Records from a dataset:
━━━━━━━━━━

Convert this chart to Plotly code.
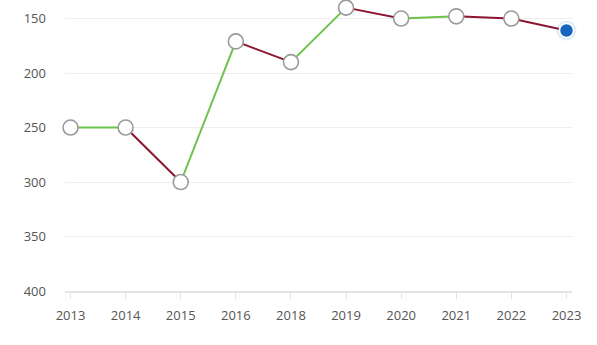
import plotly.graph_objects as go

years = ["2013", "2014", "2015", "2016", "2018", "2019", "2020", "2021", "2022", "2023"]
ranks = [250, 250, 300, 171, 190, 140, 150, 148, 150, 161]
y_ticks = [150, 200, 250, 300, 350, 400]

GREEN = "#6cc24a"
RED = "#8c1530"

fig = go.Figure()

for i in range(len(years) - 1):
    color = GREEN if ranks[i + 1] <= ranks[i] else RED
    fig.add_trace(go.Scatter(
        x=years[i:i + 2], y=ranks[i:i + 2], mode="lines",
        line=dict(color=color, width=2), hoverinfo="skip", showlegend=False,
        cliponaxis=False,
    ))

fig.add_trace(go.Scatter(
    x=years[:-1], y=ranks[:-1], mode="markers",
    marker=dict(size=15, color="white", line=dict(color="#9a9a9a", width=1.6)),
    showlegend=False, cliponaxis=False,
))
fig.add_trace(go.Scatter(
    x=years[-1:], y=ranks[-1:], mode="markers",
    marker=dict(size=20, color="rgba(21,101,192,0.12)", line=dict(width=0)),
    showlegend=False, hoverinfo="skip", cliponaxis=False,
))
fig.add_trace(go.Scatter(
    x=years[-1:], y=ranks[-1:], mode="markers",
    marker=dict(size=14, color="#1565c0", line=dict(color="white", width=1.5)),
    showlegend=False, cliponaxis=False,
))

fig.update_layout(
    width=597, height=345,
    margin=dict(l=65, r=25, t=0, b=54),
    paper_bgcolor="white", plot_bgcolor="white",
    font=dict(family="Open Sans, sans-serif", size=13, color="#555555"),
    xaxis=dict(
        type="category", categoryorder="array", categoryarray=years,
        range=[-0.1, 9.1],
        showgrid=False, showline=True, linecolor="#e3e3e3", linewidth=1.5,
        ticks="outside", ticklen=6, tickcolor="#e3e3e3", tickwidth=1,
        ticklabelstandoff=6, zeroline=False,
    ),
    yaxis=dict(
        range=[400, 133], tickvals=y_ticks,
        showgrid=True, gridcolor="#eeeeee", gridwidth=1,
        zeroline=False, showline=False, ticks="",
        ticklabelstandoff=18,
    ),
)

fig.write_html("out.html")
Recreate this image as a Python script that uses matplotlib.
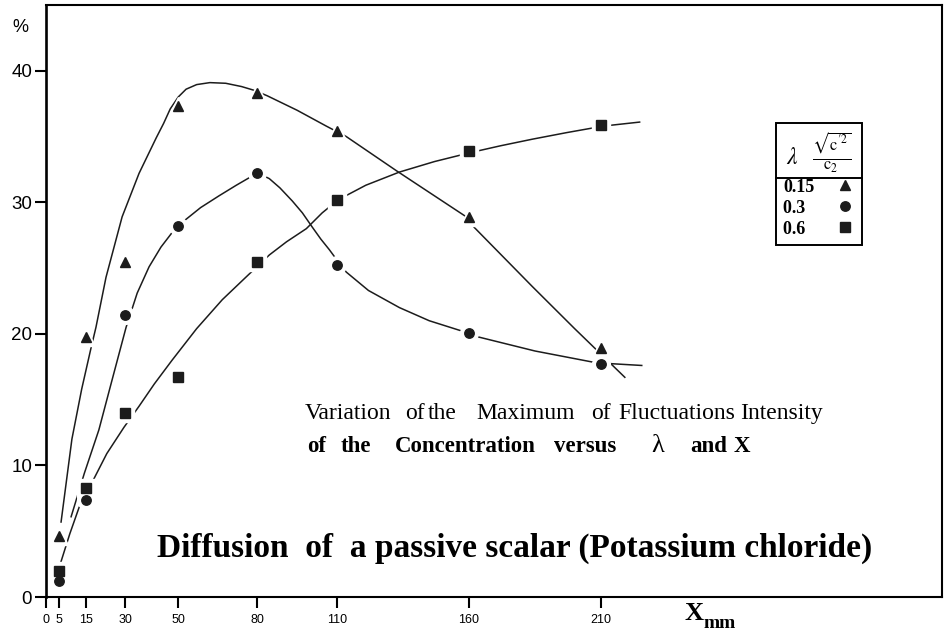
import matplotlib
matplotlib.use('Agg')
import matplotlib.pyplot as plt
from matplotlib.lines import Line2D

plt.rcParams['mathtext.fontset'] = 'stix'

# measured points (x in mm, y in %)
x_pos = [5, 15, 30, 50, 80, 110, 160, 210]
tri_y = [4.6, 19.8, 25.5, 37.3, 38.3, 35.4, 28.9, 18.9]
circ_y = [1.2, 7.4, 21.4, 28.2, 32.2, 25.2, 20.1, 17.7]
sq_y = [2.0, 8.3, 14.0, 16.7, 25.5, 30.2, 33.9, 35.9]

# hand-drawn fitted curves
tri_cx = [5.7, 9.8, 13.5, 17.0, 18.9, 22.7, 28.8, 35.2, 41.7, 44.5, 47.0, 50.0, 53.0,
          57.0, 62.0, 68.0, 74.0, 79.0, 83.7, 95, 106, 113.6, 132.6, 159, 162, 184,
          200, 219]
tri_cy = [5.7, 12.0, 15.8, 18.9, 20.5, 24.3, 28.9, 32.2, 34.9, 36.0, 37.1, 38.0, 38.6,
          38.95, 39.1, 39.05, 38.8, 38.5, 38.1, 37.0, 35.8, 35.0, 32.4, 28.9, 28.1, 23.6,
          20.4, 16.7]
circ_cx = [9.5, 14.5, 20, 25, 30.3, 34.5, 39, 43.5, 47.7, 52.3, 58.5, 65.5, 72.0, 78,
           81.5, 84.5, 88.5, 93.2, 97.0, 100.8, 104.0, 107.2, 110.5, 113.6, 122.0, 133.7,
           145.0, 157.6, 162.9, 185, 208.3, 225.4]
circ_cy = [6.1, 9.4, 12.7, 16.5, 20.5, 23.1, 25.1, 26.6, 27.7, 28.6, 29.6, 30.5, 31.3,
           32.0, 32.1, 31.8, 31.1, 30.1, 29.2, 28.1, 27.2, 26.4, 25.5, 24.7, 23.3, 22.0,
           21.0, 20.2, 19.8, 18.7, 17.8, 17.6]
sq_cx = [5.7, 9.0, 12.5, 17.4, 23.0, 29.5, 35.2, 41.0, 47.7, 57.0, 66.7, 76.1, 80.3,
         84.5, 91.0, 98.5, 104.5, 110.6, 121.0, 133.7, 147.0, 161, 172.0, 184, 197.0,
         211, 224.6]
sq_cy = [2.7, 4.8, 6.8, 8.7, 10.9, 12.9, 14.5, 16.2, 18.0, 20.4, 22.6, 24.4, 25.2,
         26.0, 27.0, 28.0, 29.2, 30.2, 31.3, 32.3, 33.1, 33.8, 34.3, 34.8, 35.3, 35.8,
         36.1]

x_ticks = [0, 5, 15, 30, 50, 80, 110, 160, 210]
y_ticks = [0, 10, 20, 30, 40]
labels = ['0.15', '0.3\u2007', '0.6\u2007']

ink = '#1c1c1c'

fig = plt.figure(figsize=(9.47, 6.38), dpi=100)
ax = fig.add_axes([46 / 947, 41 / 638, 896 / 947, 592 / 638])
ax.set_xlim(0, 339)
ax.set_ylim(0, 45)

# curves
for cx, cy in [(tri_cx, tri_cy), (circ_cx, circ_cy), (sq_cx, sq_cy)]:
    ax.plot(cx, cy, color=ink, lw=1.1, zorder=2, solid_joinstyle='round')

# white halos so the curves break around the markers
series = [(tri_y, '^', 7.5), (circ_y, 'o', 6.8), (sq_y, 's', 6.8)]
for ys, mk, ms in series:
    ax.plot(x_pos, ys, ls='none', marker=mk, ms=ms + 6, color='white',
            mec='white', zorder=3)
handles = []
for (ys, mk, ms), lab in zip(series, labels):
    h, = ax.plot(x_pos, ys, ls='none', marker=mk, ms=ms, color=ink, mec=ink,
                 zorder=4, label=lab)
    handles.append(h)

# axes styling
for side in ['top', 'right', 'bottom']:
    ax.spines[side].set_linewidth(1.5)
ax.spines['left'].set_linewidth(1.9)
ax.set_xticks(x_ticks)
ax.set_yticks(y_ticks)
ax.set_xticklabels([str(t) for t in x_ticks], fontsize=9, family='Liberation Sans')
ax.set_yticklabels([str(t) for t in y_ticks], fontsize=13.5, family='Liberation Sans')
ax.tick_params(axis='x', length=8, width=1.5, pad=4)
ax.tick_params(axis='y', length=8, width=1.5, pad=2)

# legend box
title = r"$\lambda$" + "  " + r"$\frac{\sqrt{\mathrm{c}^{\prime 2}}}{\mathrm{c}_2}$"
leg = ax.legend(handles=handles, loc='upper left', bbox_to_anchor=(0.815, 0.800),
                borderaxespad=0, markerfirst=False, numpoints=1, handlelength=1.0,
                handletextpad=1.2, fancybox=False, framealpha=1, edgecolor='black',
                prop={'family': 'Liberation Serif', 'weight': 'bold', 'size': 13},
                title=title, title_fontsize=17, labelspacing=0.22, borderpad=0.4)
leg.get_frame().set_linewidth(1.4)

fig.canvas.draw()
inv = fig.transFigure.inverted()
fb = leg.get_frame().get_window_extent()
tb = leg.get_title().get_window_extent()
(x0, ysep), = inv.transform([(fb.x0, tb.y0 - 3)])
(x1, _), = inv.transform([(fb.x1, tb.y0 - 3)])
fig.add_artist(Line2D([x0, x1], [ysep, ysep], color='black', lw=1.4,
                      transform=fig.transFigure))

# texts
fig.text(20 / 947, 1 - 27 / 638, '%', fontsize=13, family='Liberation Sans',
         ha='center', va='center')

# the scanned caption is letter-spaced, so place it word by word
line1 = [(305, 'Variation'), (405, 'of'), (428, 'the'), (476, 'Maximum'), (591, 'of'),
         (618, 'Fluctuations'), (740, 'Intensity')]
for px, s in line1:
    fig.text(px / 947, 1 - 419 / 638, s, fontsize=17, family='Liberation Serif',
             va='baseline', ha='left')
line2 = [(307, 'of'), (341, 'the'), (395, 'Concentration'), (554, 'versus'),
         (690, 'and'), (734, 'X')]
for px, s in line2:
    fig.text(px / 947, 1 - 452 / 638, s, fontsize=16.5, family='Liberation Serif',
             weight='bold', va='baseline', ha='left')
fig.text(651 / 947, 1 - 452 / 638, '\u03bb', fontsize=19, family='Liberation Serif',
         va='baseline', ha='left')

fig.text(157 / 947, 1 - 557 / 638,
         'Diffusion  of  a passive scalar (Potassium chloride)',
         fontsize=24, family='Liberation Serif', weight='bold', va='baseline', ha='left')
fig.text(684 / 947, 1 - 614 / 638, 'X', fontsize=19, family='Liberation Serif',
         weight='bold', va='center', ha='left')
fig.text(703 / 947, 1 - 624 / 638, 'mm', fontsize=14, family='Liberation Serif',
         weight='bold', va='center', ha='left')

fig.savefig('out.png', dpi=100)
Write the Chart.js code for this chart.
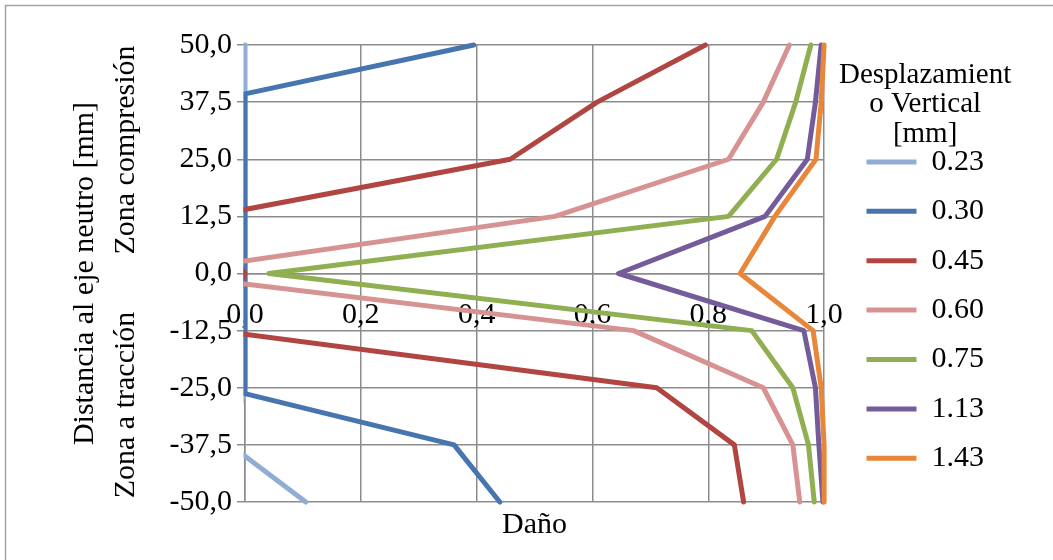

━━━━━━━━━━

Written problem:
List every line above containing the word "matplotlib".

The answer:
Recreate this image as a Python script that uses matplotlib.
import matplotlib
matplotlib.use('Agg')
import matplotlib.pyplot as plt
from matplotlib.lines import Line2D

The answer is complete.